IMF's Georgieva warns of spending 'pressure' before global 2024 elections
Billions of people in dozens of countries around the world are due to go to the polls this year, from India to the United States, putting pressure on governments to either raise spending or cut taxes to win popular support
The year ahead will be "very tough" for fiscal policy -- especially for countries holding elections -- the IMF chief told AFP before departing for the World Economic Forum in Davos, Switzerland.
"This is going to be a very tough year, because fiscal policy has to rebuild buffers and deal with the debt that was accumulated in many countries," International Monetary Fund Managing Director Kristalina Georgieva said in an interview in Washington.
"About 80 countries are going to have elections, and we know what happens with pressure on spending during election cycles," she continued.
Billions of people in dozens of countries around the world are due to go to the polls this year, from India to the United States, putting pressure on governments to either raise spending or cut taxes to win popular support.
The IMF is due to publish updated economic forecasts later this month which will show the global economy is broadly "on track" to meet its previous forecasts, according to Georgieva.
The global economy is "poised for a soft landing," she said, adding: "Monetary policy is doing a good job, inflation is going down, but the job is not quite done."
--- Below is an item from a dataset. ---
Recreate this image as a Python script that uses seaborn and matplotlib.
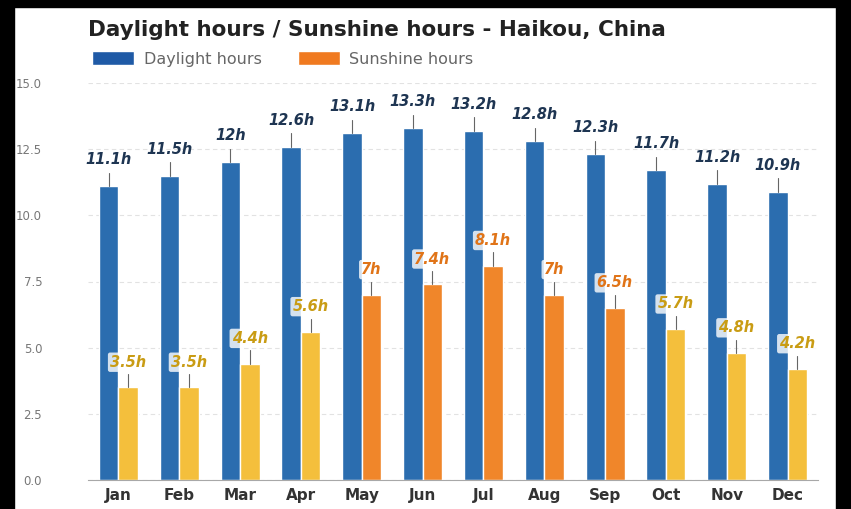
import pandas as pd
import seaborn as sns
import matplotlib.pyplot as plt
from matplotlib.patches import Rectangle, Patch

# Data
months = ['Jan', 'Feb', 'Mar', 'Apr', 'May', 'Jun',
          'Jul', 'Aug', 'Sep', 'Oct', 'Nov', 'Dec']
daylight = [11.1, 11.5, 12.0, 12.6, 13.1, 13.3, 13.2, 12.8, 12.3, 11.7, 11.2, 10.9]
sunshine = [3.5, 3.5, 4.4, 5.6, 7.0, 7.4, 8.1, 7.0, 6.5, 5.7, 4.8, 4.2]
yticks = [0.0, 2.5, 5.0, 7.5, 10.0, 12.5, 15.0]

df = pd.DataFrame({
    'month': months * 2,
    'hours': daylight + sunshine,
    'series': ['Daylight hours'] * 12 + ['Sunshine hours'] * 12,
})

blue = '#2b6daf'
orange = '#f0862a'
yellow = '#f4bf3c'

sns.set_style("white")
plt.rcParams['font.family'] = ['DejaVu Sans']

fig = plt.figure(figsize=(8.51, 5.09), dpi=100)
ax = fig.add_axes([88 / 851, 1 - 480 / 509, 730 / 851, (480 - 83) / 509])

sns.barplot(data=df, x='month', y='hours', hue='series',
            palette=[blue, orange], saturation=1, width=0.64, gap=0,
            legend=False, ax=ax)

# sunshine bars shade from yellow to orange with the value
sun_bars = ax.containers[1]
sun_cols = [orange if v >= 6 else yellow for v in sunshine]
for bar, c in zip(sun_bars, sun_cols):
    bar.set_facecolor(c)

# whiskers + value labels
for bar, v in zip(ax.containers[0], daylight):
    x = bar.get_x() + bar.get_width() / 2
    ax.plot([x, x], [v, v + 0.5], color='#666666', lw=0.8, zorder=3)
    ax.text(x, v + 1.0, f'{v:g}h', ha='center', va='center', fontsize=10.5,
            fontweight='bold', fontstyle='italic', color='#1e3552', zorder=4)

for bar, v, c in zip(sun_bars, sunshine, sun_cols):
    x = bar.get_x() + bar.get_width() / 2
    tc = '#e07418' if c == orange else '#c99c14'
    ax.plot([x, x], [v, v + 0.5], color='#666666', lw=0.8, zorder=3)
    ax.text(x, v + 0.95, f'{v:g}h', ha='center', va='center', fontsize=10.5,
            fontweight='bold', fontstyle='italic', color=tc, zorder=4,
            bbox=dict(boxstyle='round,pad=0.15', fc='white', ec='none', alpha=0.8))

ax.set_xlim(-0.5, 11.5)
ax.set_ylim(0, 15)
ax.set_yticks(yticks)
ax.set_yticklabels([f'{t:.1f}' for t in yticks])
ax.set_xlabel('')
ax.set_ylabel('')
ax.yaxis.grid(True, color='#e2e2e2', linestyle=(0, (4, 3)), lw=0.8)
ax.set_axisbelow(True)
for s in ['top', 'right', 'left']:
    ax.spines[s].set_visible(False)
ax.spines['bottom'].set_color('#a8a8a8')
ax.tick_params(axis='y', length=0, pad=33, labelsize=8.5, labelcolor='#777777')
ax.tick_params(axis='x', length=0, pad=6, labelsize=11, labelcolor='#333333')
for lab in ax.get_xticklabels():
    lab.set_fontweight('bold')

fig.text(88 / 851, 1 - 30 / 509, 'Daylight hours / Sunshine hours - Haikou, China',
         fontsize=15.5, fontweight='bold', color='#222222', va='center', ha='left')

handles = [Patch(facecolor='#1f5aa6', label='Daylight hours'),
           Patch(facecolor='#f07a20', label='Sunshine hours')]
fig.legend(handles=handles, loc='center left', bbox_to_anchor=(86 / 851, 1 - 59 / 509),
           ncol=2, frameon=False, fontsize=11.5, handlelength=2.6, handleheight=0.9,
           handletextpad=0.6, columnspacing=2.3, labelcolor='#666666', borderaxespad=0)

# dark frame edges of the screenshot
fig.patches.append(Rectangle((0, 0), 14 / 851, 1, transform=fig.transFigure, color='black'))
fig.patches.append(Rectangle((0, 1 - 7 / 509), 1, 7 / 509, transform=fig.transFigure, color='black'))
fig.patches.append(Rectangle((1 - 15 / 851, 0), 15 / 851, 1, transform=fig.transFigure, color='black'))

fig.savefig('out.png', dpi=100)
"So we are in this trickiest place of not easing too fast or too slow," she said.
In the US, the Federal Reserve recently held interest rates at a 22-year high and pencilled in as many as three interest rate cuts this year, while the European Central Bank has also stopped hiking interest rates.
These steps have led traders to become more optimistic about the possibility of a loosening of monetary policy in the months ahead, which can act to boost economic growth.
The concern at the IMF, Georgieva said, is that governments around the world spend big this year and undermine the progress made in the fight against high inflation.
"If monetary policy tightens and fiscal policy expands, going against the objective of bringing inflation down, we might be for a longer ride," she added.